Cependant, en restant dans le cadre de l'économie capitaliste, la constitution de coopératives ouvrières ne peut pas être une solution d'ensemble. Il y a bien sûr l'obstacle de la taille : les coopératives ouvrières qui perdurent sont en général petites, voire très petites, et dotées d'une production très spécifique. Écouler les montres LIP est une chose, commercialiser le carburant d'une raffinerie en serait une autre.
Mais l'obstacle est surtout le système capitaliste lui-même. En effet les Scop restent des entreprises soumises à la concurrence et aux lois du marché : la meilleure Scop du monde ne peut rien en cas de krach financier, d'effondrement général ou même tout simplement de rétrécissement de la demande existant pour sa production.
On ne peut que comprendre les travailleurs de SeaFrance ou d'autres entreprises qui, face à la démission de leur patron et à l'absurdité du système, se disent qu'après tout mieux vaut se donner les moyens de gérer eux-mêmes l'entreprise. Surtout, à l'échelle de leur entreprise, ils peuvent se trouver sans autre solution, car c'est cela ou la perte de leur emploi.

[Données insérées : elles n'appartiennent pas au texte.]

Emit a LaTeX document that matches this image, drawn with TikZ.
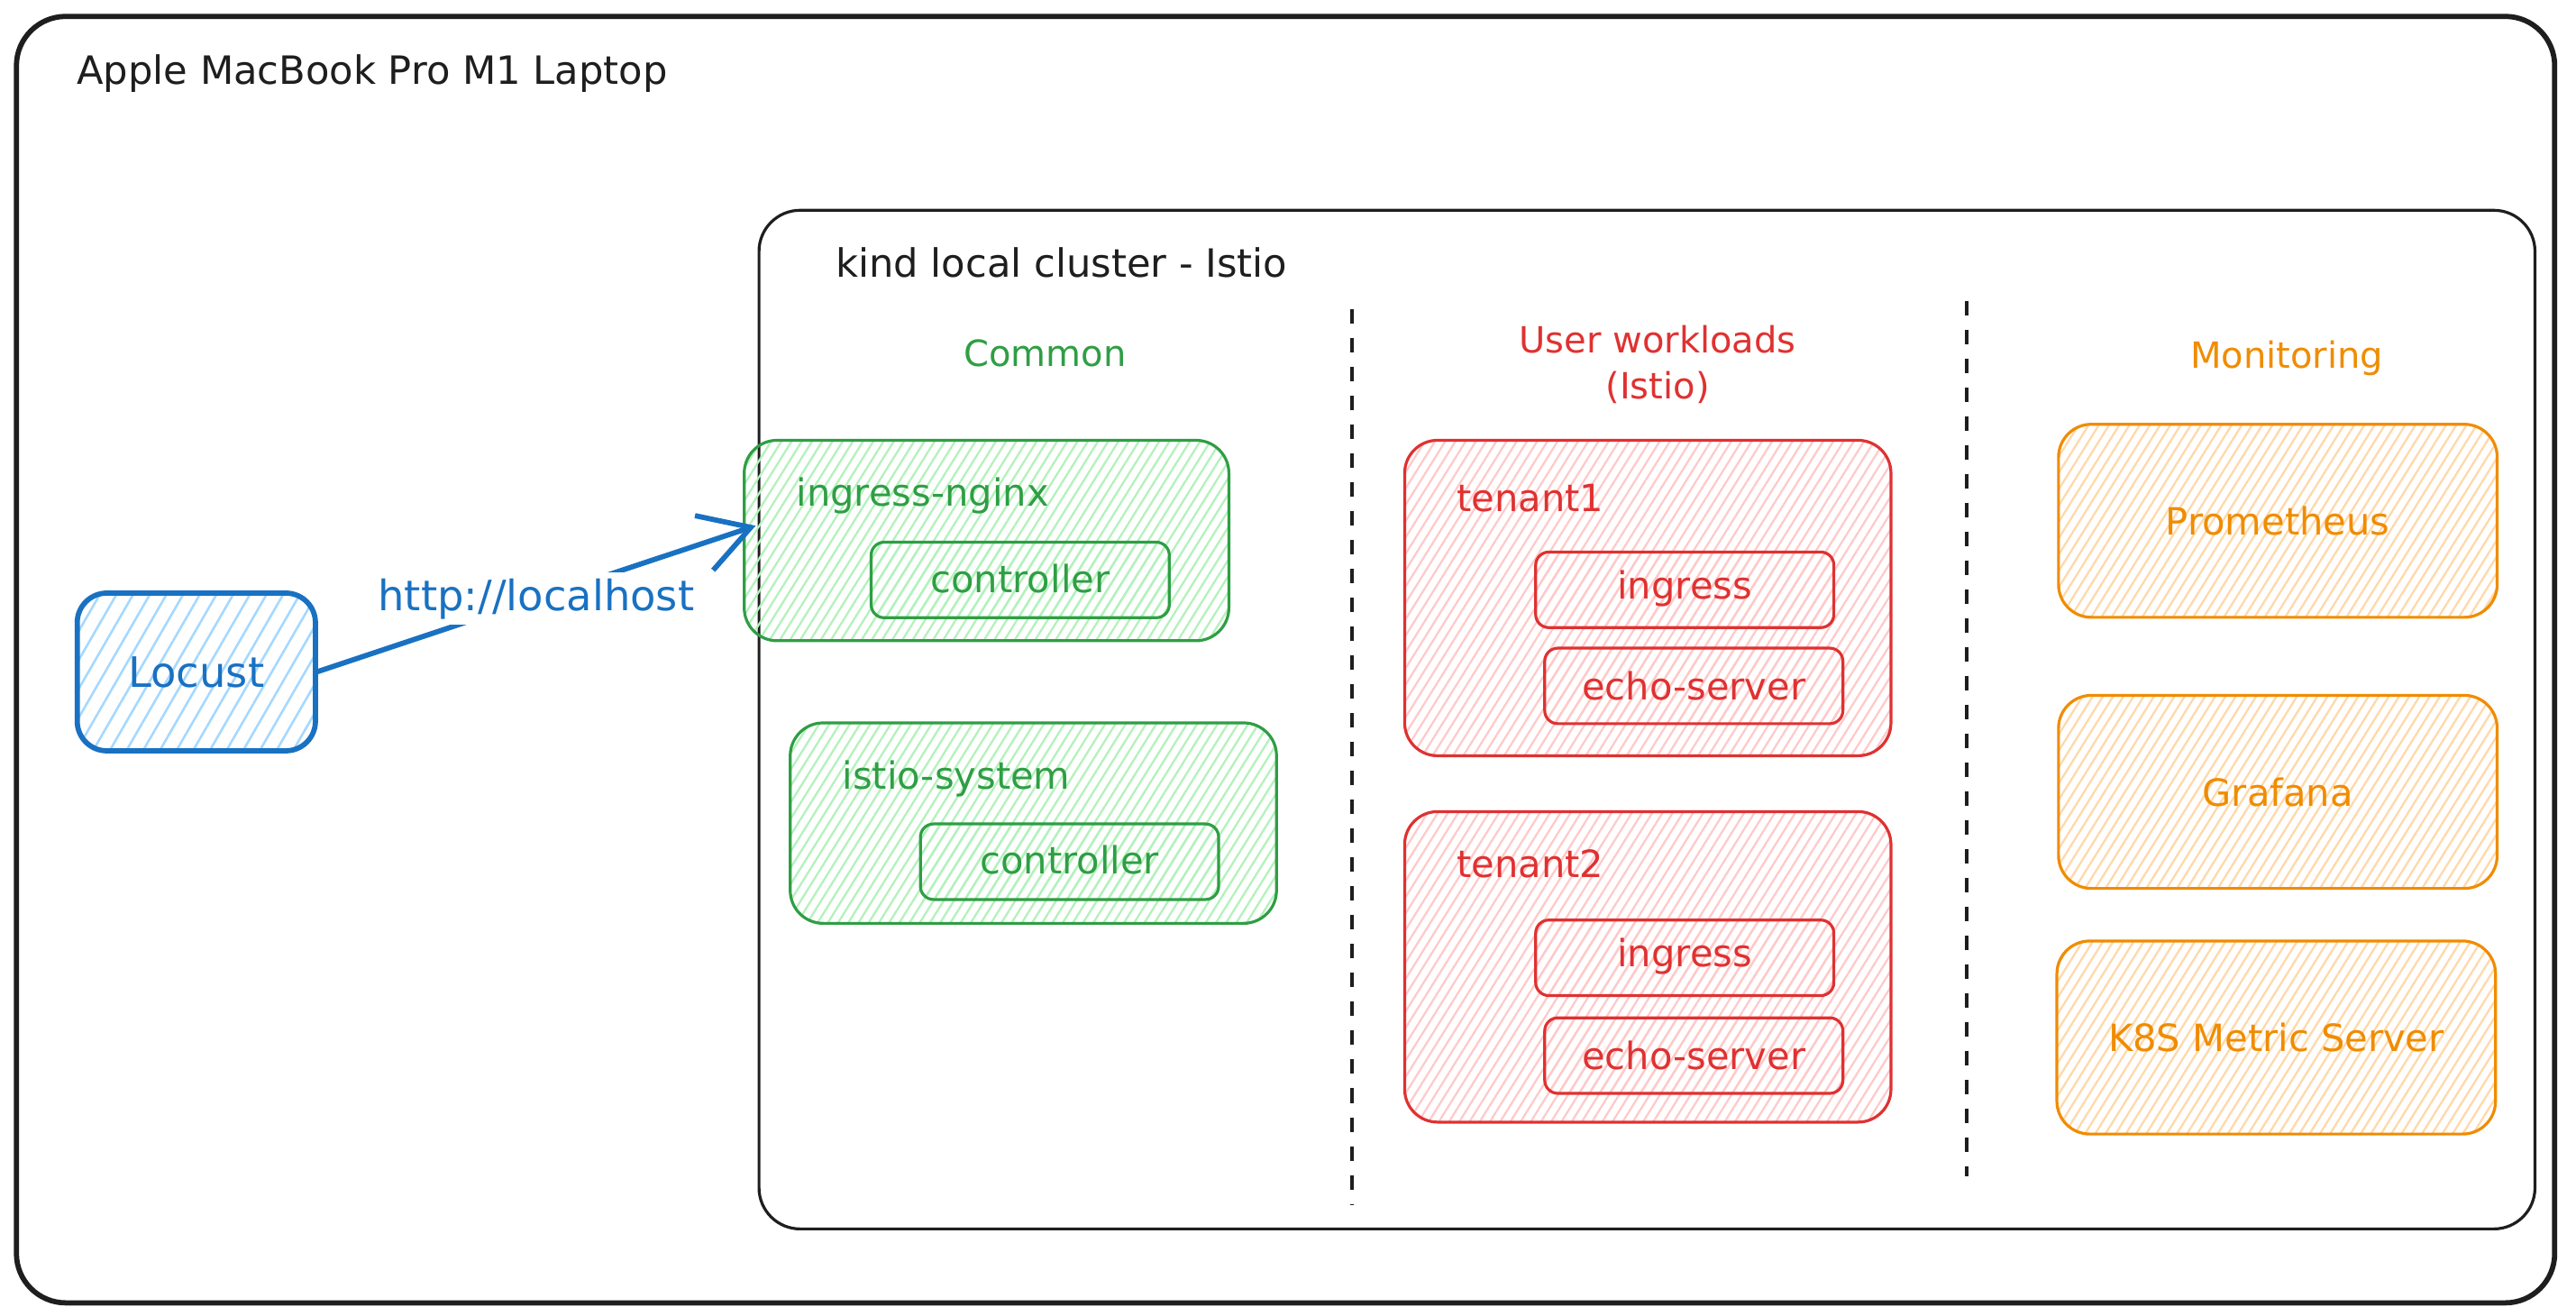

La seule véritable solution coopérative est que l'ensemble de l'économie soit géré et contrôlé par l'ensemble des travailleurs, dans leur intérêt et dans celui de toute la collectivité. C'est hors de portée des travailleurs d'une seule entreprise. Mais c'est ce programme, celui de l'expropriation des capitalistes, de la planification de l'économie et de sa gestion par les travailleurs eux-mêmes, qu'il faut mettre à l'ordre du jour.